Categories
Essays

‘Stralia or Europe?


This essay builds on a previous essay that focused on Jan Kolen’s article ‘Landscapes move – and challenge borders’. What makes his article special is how he builds on Denis Cosgrove’s understanding of landscape as a way of seeing the world that is presented in ‘Prospect, Perspective and the Evolution of the Landscape Idea’ and, more specifically, how he exemplifies it with how people expect the world look a certain way and seek to make it look that way, if possible. This essay deals with a related matter, how people also tend to end up depicting the world in that way, even when the world doesn’t look that way.
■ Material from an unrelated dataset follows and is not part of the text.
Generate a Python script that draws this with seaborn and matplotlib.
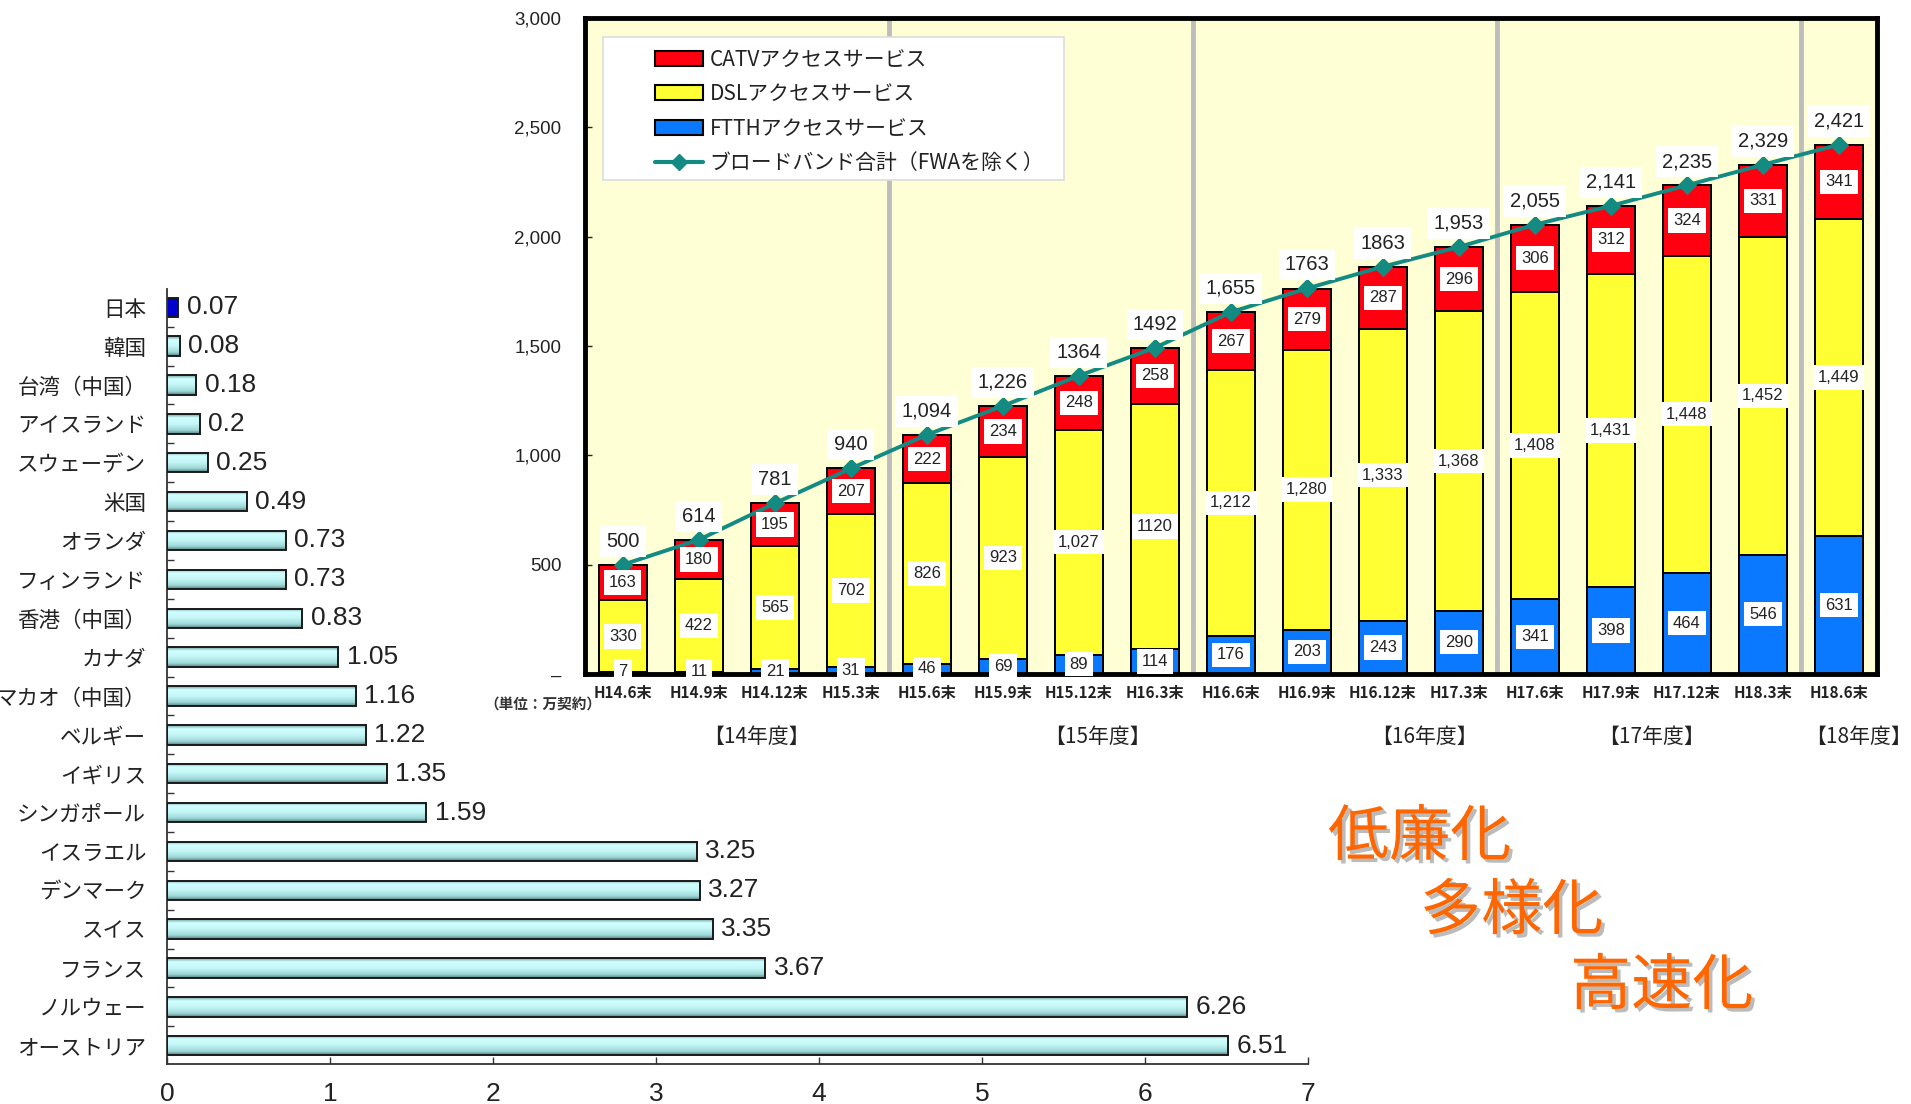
import numpy as np
import matplotlib
matplotlib.use("Agg")
import matplotlib.pyplot as plt
import matplotlib.patheffects as pe
from matplotlib.patches import Rectangle, Patch
from matplotlib.lines import Line2D
from matplotlib.colors import LinearSegmentedColormap
import seaborn as sns

# ---------------- data ----------------
countries = ["日本", "韓国", "台湾（中国）", "アイスランド", "スウェーデン", "米国",
             "オランダ", "フィンランド", "香港（中国）", "カナダ", "マカオ（中国）",
             "ベルギー", "イギリス", "シンガポール", "イスラエル", "デンマーク",
             "スイス", "フランス", "ノルウェー", "オーストリア"]
price = [0.07, 0.08, 0.18, 0.2, 0.25, 0.49, 0.73, 0.73, 0.83, 1.05, 1.16,
         1.22, 1.35, 1.59, 3.25, 3.27, 3.35, 3.67, 6.26, 6.51]
price_ticks = [0, 1, 2, 3, 4, 5, 6, 7]

periods = ["H14.6末", "H14.9末", "H14.12末", "H15.3末", "H15.6末", "H15.9末",
           "H15.12末", "H16.3末", "H16.6末", "H16.9末", "H16.12末", "H17.3末",
           "H17.6末", "H17.9末", "H17.12末", "H18.3末", "H18.6末"]
ftth = [7, 11, 21, 31, 46, 69, 89, 114, 176, 203, 243, 290, 341, 398, 464, 546, 631]
dsl = [330, 422, 565, 702, 826, 923, 1027, 1120, 1212, 1280, 1333, 1368, 1408,
       1431, 1448, 1452, 1449]
catv = [163, 180, 195, 207, 222, 234, 248, 258, 267, 279, 287, 296, 306, 312,
        324, 331, 341]
total = [500, 614, 781, 940, 1094, 1226, 1364, 1492, 1655, 1763, 1863, 1953,
         2055, 2141, 2235, 2329, 2421]
total_labels = ["500", "614", "781", "940", "1,094", "1,226", "1364", "1492",
                "1,655", "1763", "1863", "1,953", "2,055", "2,141", "2,235",
                "2,329", "2,421"]
dsl_labels = ["330", "422", "565", "702", "826", "923", "1,027", "1120", "1,212",
              "1,280", "1,333", "1,368", "1,408", "1,431", "1,448", "1,452", "1,449"]
series_names = ["CATVアクセスサービス", "DSLアクセスサービス", "FTTHアクセスサービス",
                "ブロードバンド合計（FWAを除く）"]
y_ticks = [0, 500, 1000, 1500, 2000, 2500, 3000]
y_tick_labels = ["–", "500", "1,000", "1,500", "2,000", "2,500", "3,000"]
fiscal_years = ["【14年度】", "【15年度】", "【16年度】", "【17年度】", "【18年度】"]
unit_label = "（単位：万契約）"
slogans = ["低廉化", "多様化", "高速化"]

# ---------------- style ----------------
sns.set_style("white")
CJK = ["Noto Sans CJK JP", "DejaVu Sans"]
NUM = ["Liberation Sans", "DejaVu Sans"]
plt.rcParams["font.family"] = CJK

RED = "#FF0010"
YEL = "#FFFF33"
BLUE = "#0A78FF"
TEAL = "#138A82"
TXT = "#222222"

fig = plt.figure(figsize=(19.11, 11.04), dpi=100)
fig.patch.set_facecolor("white")

# ---------------- left: price per 100kbps ----------------
axL = fig.add_axes([0.0874, 0.0362, 0.5971, 0.702])
bar_colors = ["#0000CC"] + ["#C8F4F4"] * (len(countries) - 1)
sns.barplot(x=price, y=countries, hue=countries, palette=bar_colors, legend=False,
            orient="h", width=0.5, saturation=1, edgecolor="#1a1a1a",
            linewidth=1.4, ax=axL)

grad_cmap = LinearSegmentedColormap.from_list(
    "cyl", [(0, "#6E9E9E"), (0.18, "#D2FFFF"), (0.5, "#C4F6F6"),
            (0.82, "#9CD6D6"), (1, "#567F7F")])
grad = np.linspace(0, 1, 64).reshape(-1, 1)
for i, cont in enumerate(axL.containers):
    for p in cont.patches:
        if i == 0:
            continue
        x0, y0 = p.get_x(), p.get_y()
        w, h = p.get_width(), p.get_height()
        p.set_facecolor("none")
        p.set_zorder(3)
        im = axL.imshow(grad, cmap=grad_cmap, aspect="auto",
                        extent=(x0, x0 + w, y0 + h, y0), origin="upper",
                        zorder=2, interpolation="bilinear")
        im.set_clip_path(p)

for cont, v in zip(axL.containers, price):
    axL.bar_label(cont, labels=[f"{v:g}"], padding=6, fontsize=19,
                  fontfamily=NUM, color=TXT)

axL.set_xlim(0, 7)
axL.set_ylim(len(countries) - 0.53, -0.47)
axL.set_xticks(price_ticks)
axL.set_xticklabels([str(t) for t in price_ticks], fontsize=19, fontfamily=NUM,
                    color=TXT)
axL.set_yticks(range(len(countries)))
axL.set_yticklabels(countries, fontsize=15.5, color=TXT)
axL.set_yticks(np.arange(0.5, len(countries) - 1, 1), minor=True)
axL.tick_params(axis="x", direction="in", length=5, width=1, pad=13,
                bottom=True, color="#333")
axL.tick_params(axis="y", which="major", length=0, pad=15)
axL.tick_params(axis="y", which="minor", direction="in", length=5, width=1,
                left=True, color="#333")
axL.set_xlabel("")
axL.set_ylabel("")
for s in ["top", "right"]:
    axL.spines[s].set_visible(False)
for s in ["left", "bottom"]:
    axL.spines[s].set_color("#333333")
    axL.spines[s].set_linewidth(1.3)

# ---------------- right: broadband subscriptions ----------------
axR = fig.add_axes([0.3061, 0.3895, 0.6761, 0.5942])
axR.set_facecolor("#FFFFD6")
n = len(periods)
for xv in [3.5, 7.5, 11.5, 15.5]:
    axR.axvline(xv, color="#BDBDBD", lw=3.5, zorder=0.5)

s1 = np.array(ftth)
s2 = s1 + np.array(dsl)
s3 = s2 + np.array(catv)
for heights, col in [(s3, RED), (s2, YEL), (s1, BLUE)]:
    sns.barplot(x=periods, y=heights, color=col, saturation=1, width=0.63,
                edgecolor="black", linewidth=1.4, ax=axR, zorder=1)

sns.lineplot(x=np.arange(n), y=total, color=TEAL, lw=2.8, marker="D",
             markersize=9, markeredgecolor=TEAL, ax=axR, zorder=5)

box = dict(boxstyle="square,pad=0.28", fc="white", ec="none")
for i in range(n):
    axR.text(i, max(ftth[i] / 2, 12), str(ftth[i]), ha="center", va="center",
             fontsize=12, fontfamily=NUM, color=TXT, bbox=box, zorder=6)
    axR.text(i, s1[i] + dsl[i] / 2, dsl_labels[i], ha="center", va="center",
             fontsize=12, fontfamily=NUM, color=TXT, bbox=box, zorder=6)
    axR.text(i, s2[i] + catv[i] / 2, str(catv[i]), ha="center", va="center",
             fontsize=12, fontfamily=NUM, color=TXT, bbox=box, zorder=6)
    axR.annotate(total_labels[i], xy=(i, total[i]), xytext=(0, 17),
                 textcoords="offset points", ha="center", va="center",
                 fontsize=14.5, fontfamily=NUM, color=TXT,
                 bbox=dict(boxstyle="square,pad=0.3", fc="white", ec="none"),
                 zorder=6)

axR.set_xlim(-0.5, n - 0.5)
axR.set_ylim(0, 3000)
axR.set_yticks(y_ticks)
axR.set_yticklabels(y_tick_labels, fontsize=13.5, fontfamily=NUM, color=TXT)
axR.tick_params(axis="y", direction="in", length=5, width=1, pad=17, left=True)
axR.set_xticks(range(n))
axR.set_xticklabels(periods, fontsize=11, fontweight="bold", color=TXT)
axR.tick_params(axis="x", length=0, pad=8)
axR.set_xlabel("")
axR.set_ylabel("")
for s in axR.spines.values():
    s.set_color("black")
    s.set_linewidth(3.5)
    s.set_visible(True)

# legend with a wide white frame
axR.add_patch(Rectangle((0.014, 0.753), 0.357, 0.218, transform=axR.transAxes,
                        fc="white", ec="#DDDDDD", lw=1.2, zorder=7))
handles = [Patch(fc=RED, ec="black", lw=1.5, label=series_names[0]),
           Patch(fc=YEL, ec="black", lw=1.5, label=series_names[1]),
           Patch(fc=BLUE, ec="black", lw=1.5, label=series_names[2]),
           Line2D([], [], color=TEAL, lw=3, marker="D", markersize=8,
                  label=series_names[3])]
leg = axR.legend(handles=handles, loc="upper left", bbox_to_anchor=(0.04, 0.982),
                 frameon=False, fontsize=15, labelspacing=0.6, handlelength=2.3,
                 handleheight=0.7, handletextpad=0.3)
leg.set_zorder(8)
for t in leg.get_texts():
    t.set_color(TXT)

# fiscal year labels under the axis
fy_x = [1.75, 6.24, 10.54, 13.53, 16.26]
for lab, xv in zip(fiscal_years, fy_x):
    axR.annotate(lab, xy=(xv, 0.3324), xycoords=("data", "figure fraction"),
                 ha="center", va="center", fontsize=15, color=TXT,
                 annotation_clip=False)

fig.text(0.2535, 0.3615, unit_label, ha="left", va="center", fontsize=10.5,
         fontweight="bold", color="#333333")

# slogans
shadow = [pe.SimplePatchShadow(offset=(2.5, -2.5), shadow_rgbFace="#BBBBBB",
                               alpha=1), pe.Normal()]
slogan_pos = [(0.6949, 0.2409), (0.7431, 0.1739), (0.8216, 0.1060)]
for txt, (xf, yf) in zip(slogans, slogan_pos):
    fig.text(xf, yf, txt, ha="left", va="center", fontsize=44,
             fontweight="normal", color="#FF6600", path_effects=shadow)

fig.savefig("out.png", dpi=100)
I remember watching a documentary years ago, but I could not remember what it was. Then I managed piece together a number of clues and figure out what it was. After some searching, it turned out to be ‘The Art of Australia’. Anyway, what I remembered is that the presenter, Edmund Capon, points out in the documentary that landscape painters who sought to depict Australia ended up making it look not at all like Australia, with its unfamiliar flora and fauna, but rather European, to the point that even the mountains ended up looking like the Alps. To be clear, it is not that they entirely ignored what they saw and just simply opted to paint whatever on canvas. It’s rather that as strange as the world seemed to them, they came to paint it in a familiar way, making it less strange.

I was able to watch the documentary again. To summarize it, or, rather its first episode, ‘Strangers in a Strange Land’, many of the painters were, of course, European settlers and they indeed made Australia look like Europe in their paintings. Joseph Lysett’s art is not a good example in this regard, considering that it depicts what was and still is strange to Europeans. It’s more apt to say that his depictions are rather colonial. John Glover is a much better example in this regard. What is notable about Glover’s work is that it is notably serene, much like Lysett’s work. In Glover’s work, it seems like Australia was not penal colony, a place where people were deported and had to endure backbreaking labor. People depicted in his landscape paintings seem content with their lot, if not happy about it, making progress, taming the wild and what not.

Not all of the work was notably colonial, but rather European. Eugene von Guérard’s paintings are a good example of this. He was an accomplished landscape painter, having studied art, and ended up in Australia. His work is also rather serene, but in the sense that he was all about depicting the unsettled parts of Australia. Capon states in the documentary that von Guérard and other romantic painters of that time made Australia look like Europe. Then there’s Nicholas Chevalier. Capon points out that one of his paintings, ‘The Buffalo Ranges’, makes Mount Buffalo near Victoria look like the Aps. That is exactly what I remembered. Somehow Capon’s remark stuck with me all these years. What I did not remember is how Capon also points out that William Piguenit made parts of Australia look like the Highlands of Scotland. What is remarkable about this observation is that Piguenit was, in fact, born in Australia. The reason he ended up making Australia look like Scotland was that the person who taught him to paint was Scottish. Capon comments on these artists, noting that it seems like they “were looking at Australia through a distorted lens.” I wouldn’t call it distorted, albeit I understand what he means by this. I would say that it is rather that they simply saw the world as they were to taught to see it and couldn’t help reproducing that in their paintings.

Then there’s the matter of how the Aboriginals were depicted. Lysett and von Guérard depicted them more or less as they were, going about their lives. Glover was known as a landscape painter before moving to Australia. He never engaged with the Aboriginals and was indifferent of their treatment. He depicts them as fanciful, happy, noble savages in his mid to late 1830s paintings, as if they were still present in Tasmania, where he had settled, even though he was keenly aware of how they had been forcefully relocated to the mainland in early 1830s. This is also unsurprising, consider that this is the 1800s. Colonialism, imperialism and racism were nothing out of the ordinary back then. It would be surprising if such views on the world were not manifested in the paintings that depict colonial Australia.

It took me a while to figure out what the documentary was, but I was happy to find it. This connects well with Kolen’s commentary on how the way people see the world moves with the people. This is, of course, not to say that views cannot change as they do change, all the time, which is also something that the documentary addresses.

References

  • Bryant, M., and J. Hewes. (Ex. Pr.) (2013). The Art of Australia. London, United Kingdom: Serendipity Productions / Wall to Wall Media.
  • Chevalier, N. (1864). The Buffalo Ranges.
  • Cosgrove, D. E. (1985). Prospect, Perspective and the Evolution of the Landscape Idea. Transactions of the Institute of British Geographers, 10 (1): 45–62.
  • Kolen, J. (2026). Landscapes move – and challenge borders. Landscape Research, 51 (3): 493–511.